» **OBJECTIVE**
Check each line of the material below, and copy it if it holds the string "that".

» **MATERIAL**
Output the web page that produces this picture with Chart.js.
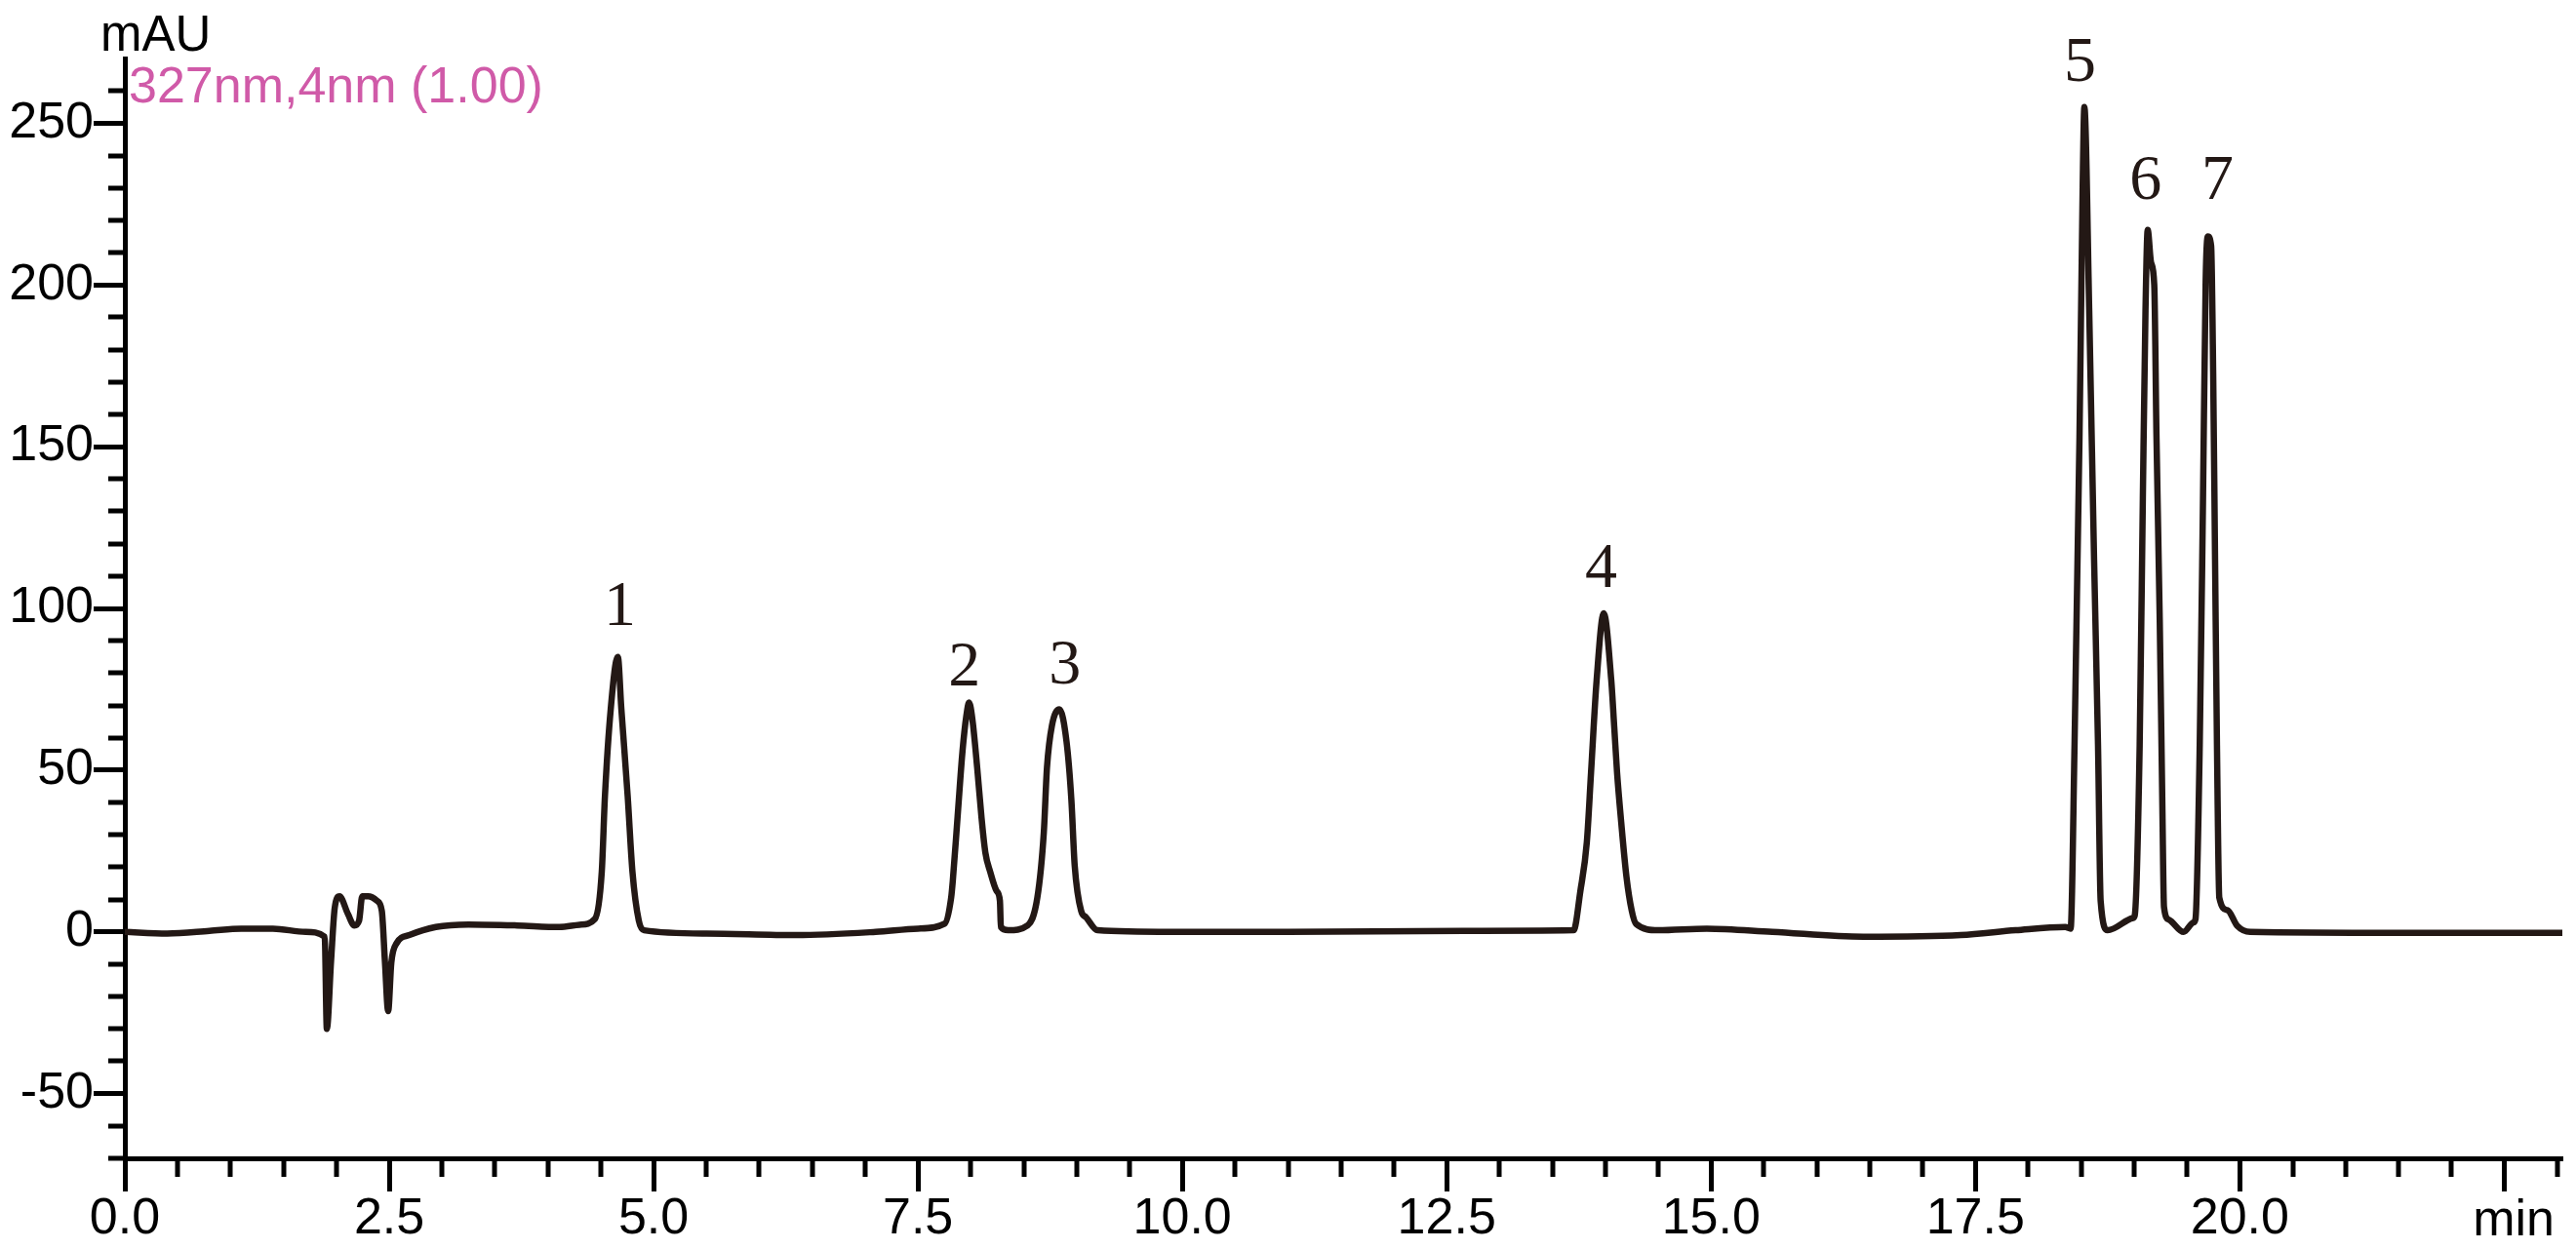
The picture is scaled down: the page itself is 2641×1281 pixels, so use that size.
<!DOCTYPE html>
<html lang="en">
  <head>
    <meta charset="UTF-8" />
    <title>Chromatogram 327nm</title>
    <style>
      html, body {
        margin: 0;
        padding: 0;
        background: #fff;
      }
      #chart-box {
        width: 2641px;
        height: 1281px;
      }
    </style>
  </head>
  <body>
    <div id="chart-box"><canvas id="myChart" width="2641" height="1281"></canvas></div>
    <script src="https://cdn.jsdelivr.net/npm/chart.js"></script>
    <script>
      // retention time (min)
      const retentionTimes = [
        0.0, 0.4, 0.8, 1.1, 1.4, 1.71, 1.89, 1.91, 1.95, 1.985,
        2.03, 2.11, 2.17, 2.215, 2.245, 2.3, 2.385, 2.43, 2.46, 2.49,
        2.52, 2.57, 2.69, 2.94, 3.25, 3.71, 4.11, 4.3, 4.445, 4.51,
        4.54, 4.595, 4.662, 4.695, 4.755, 4.8, 4.86, 4.91, 5.5, 6.35,
        7.1, 7.5, 7.752, 7.814, 7.829, 7.875, 7.921, 7.958, 7.983, 8.014,
        8.06, 8.1, 8.137, 8.183, 8.244, 8.275, 8.284, 8.352, 8.537, 8.629,
        8.69, 8.72, 8.767, 8.838, 8.905, 8.951, 8.982, 9.043, 9.09, 9.198,
        9.89, 11.0, 12.66, 13.7, 13.764, 13.825, 13.865, 13.918, 13.985, 14.056,
        14.085, 14.111, 14.15, 14.2, 14.25, 14.29, 14.5, 14.96, 15.58, 16.44,
        17.36, 17.88, 18.35, 18.4, 18.437, 18.484, 18.514, 18.53, 18.576, 18.622,
        18.659, 18.684, 18.75, 18.99, 19.006, 19.053, 19.083, 19.108, 19.129, 19.16,
        19.191, 19.212, 19.243, 19.268, 19.283, 19.329, 19.468, 19.56, 19.581, 19.621,
        19.652, 19.677, 19.698, 19.729, 19.748, 19.766, 19.784, 19.806, 19.883, 19.975,
        20.098, 21.5, 23.05
      ]
      // signal (mAU)
      const absorbance = [
        0.0, -0.5, 0.3, 1.0, 1.0, 0.0, -1.5, -30.0, -9.0, 7.5,
        11.0, 5.5, 2.0, 3.5, 11.0, 11.0, 9.6, 6.5, -9.5, -24.5,
        -9.5, -3.5, -1.0, 1.5, 2.3, 2.0, 1.5, 2.2, 4.0, 18.6,
        42.0, 69.0, 85.0, 69.0, 42.0, 18.6, 3.5, 0.5, -0.5, -1.0,
        0.0, 1.0, 2.5, 10.6, 15.6, 35.7, 55.8, 66.9, 70.9, 65.9,
        50.8, 35.7, 24.6, 18.6, 12.6, 9.6, 1.5, 0.5, 2.0, 10.6,
        30.7, 50.8, 63.8, 68.8, 58.8, 40.7, 20.6, 6.5, 4.5, 0.5,
        0.0, 0.0, 0.3, 0.5, 12.6, 27.7, 49.3, 77.9, 98.5, 77.9,
        63.0, 49.3, 34.0, 17.0, 6.5, 2.5, 0.5, 1.0, 0.0, -1.5,
        -1.0, 0.5, 1.5, 1.0, 57.6, 153, 230, 255, 192, 115,
        58, 9.6, 0.5, 4.3, 5.0, 57.6, 134, 192, 217, 207,
        200, 153, 96, 38, 7.7, 3.8, 0.0, 2.9, 4.0, 57.6,
        134, 201, 215, 212, 173, 115, 57.6, 10.6, 6.7, 1.9,
        0.0, -0.3, -0.3
      ]

      const peakNames = ['1', '2', '3', '4', '5', '6', '7']
      const peakLabelTimes = [4.68, 7.94, 8.89, 13.96, 18.49, 19.11, 19.79]
      const peakLabelHeights = [95, 76.3, 76.9, 106.5, 263, 226.5, 226.5]

      const xMin = 0
      const xMax = 23.05
      const xMajorStep = 2.5
      const xMinorStep = 0.5
      const yMin = -70
      const yMax = 270
      const yMajorStep = 50
      const yMinorStep = 10

      const channelText = '327nm,4nm (1.00)'
      const yUnit = 'mAU'
      const xUnit = 'min'

      const ink = '#231815'
      const axisColor = '#000'

      const isMajor = (v, step) => Math.abs(v / step - Math.round(v / step)) < 1e-6

      const decorations = {
        id: 'decorations',
        afterDraw(chart) {
          const { ctx, chartArea, scales } = chart
          const xs = scales.x
          const ys = scales.y
          ctx.save()
          ctx.strokeStyle = axisColor
          ctx.lineWidth = 5
          ctx.lineCap = 'butt'

          // minor ticks
          ctx.beginPath()
          for (let v = xMin + xMinorStep; v <= xMax + 1e-6; v += xMinorStep) {
            if (isMajor(v, xMajorStep)) continue
            const px = Math.round(xs.getPixelForValue(v))
            ctx.moveTo(px, chartArea.bottom)
            ctx.lineTo(px, chartArea.bottom + 19)
          }
          for (let v = yMin; v < yMax - 1e-6; v += yMinorStep) {
            if (isMajor(v, yMajorStep)) continue
            const py = Math.round(ys.getPixelForValue(v))
            ctx.moveTo(chartArea.left, py)
            ctx.lineTo(chartArea.left - 17, py)
          }
          ctx.stroke()

          // unit labels
          ctx.fillStyle = '#000'
          ctx.font = '51px "Liberation Sans", Arial, sans-serif'
          ctx.textAlign = 'left'
          ctx.textBaseline = 'alphabetic'
          ctx.fillText(yUnit, chartArea.left - 25, 52)
          ctx.font = '52px "Liberation Sans", Arial, sans-serif'
          ctx.textAlign = 'right'
          ctx.fillText(xUnit, chartArea.right - 8, 1267)

          // channel text
          ctx.fillStyle = '#d05aa8'
          ctx.textAlign = 'left'
          ctx.fillText(channelText, chartArea.left + 4, 105)

          // peak numbers
          ctx.fillStyle = ink
          ctx.font = '66px "Liberation Serif", "DejaVu Serif", serif'
          ctx.textAlign = 'center'
          peakNames.forEach((name, i) => {
            ctx.fillText(
              name,
              xs.getPixelForValue(peakLabelTimes[i]),
              ys.getPixelForValue(peakLabelHeights[i])
            )
          })
          ctx.restore()
        }
      }

      const ctx = document.getElementById('myChart')
      const data = {
        datasets: [
          {
            data: retentionTimes.map((t, i) => ({ x: t, y: absorbance[i] })),
            borderColor: ink,
            borderWidth: 6.5,
            pointRadius: 0,
            cubicInterpolationMode: 'monotone',
            borderJoinStyle: 'round',
            borderCapStyle: 'round',
            fill: false
          }
        ]
      }

      const myChart = new Chart(ctx, {
        type: 'line',
        data: data,
        options: {
          responsive: false,
          animation: false,
          devicePixelRatio: 1,
          layout: {
            padding: { top: 60, right: 14, bottom: 13, left: 0 }
          },
          plugins: {
            legend: { display: false },
            tooltip: { enabled: false }
          },
          scales: {
            x: {
              type: 'linear',
              min: xMin,
              max: xMax,
              afterFit: (scale) => {
                scale.height = 80
              },
              border: { display: true, color: axisColor, width: 5 },
              grid: {
                drawOnChartArea: false,
                drawTicks: true,
                tickLength: 34,
                tickWidth: 5,
                tickColor: axisColor
              },
              ticks: {
                stepSize: xMajorStep,
                includeBounds: false,
                autoSkip: false,
                maxRotation: 0,
                padding: 3,
                color: '#000',
                font: { family: '"Liberation Sans", Arial, sans-serif', size: 52, lineHeight: 1 },
                callback: (v) => (v > 21 ? '' : Number(v).toFixed(1))
              }
            },
            y: {
              type: 'linear',
              min: yMin,
              max: yMax,
              afterFit: (scale) => {
                scale.width = 128
              },
              border: { display: true, color: axisColor, width: 5 },
              grid: {
                drawOnChartArea: false,
                drawTicks: true,
                tickLength: 32,
                tickWidth: 5,
                tickColor: axisColor
              },
              ticks: {
                stepSize: yMajorStep,
                includeBounds: false,
                padding: 0,
                color: '#000',
                font: { family: '"Liberation Sans", Arial, sans-serif', size: 52 },
                callback: (v) => String(v)
              }
            }
          }
        },
        plugins: [decorations]
      })
    </script>
  </body>
</html>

» **ANSWER BELOW**
Output the web page that produces this picture with Chart.js.
The picture is scaled down: the page itself is 2641×1281 pixels, so use that size.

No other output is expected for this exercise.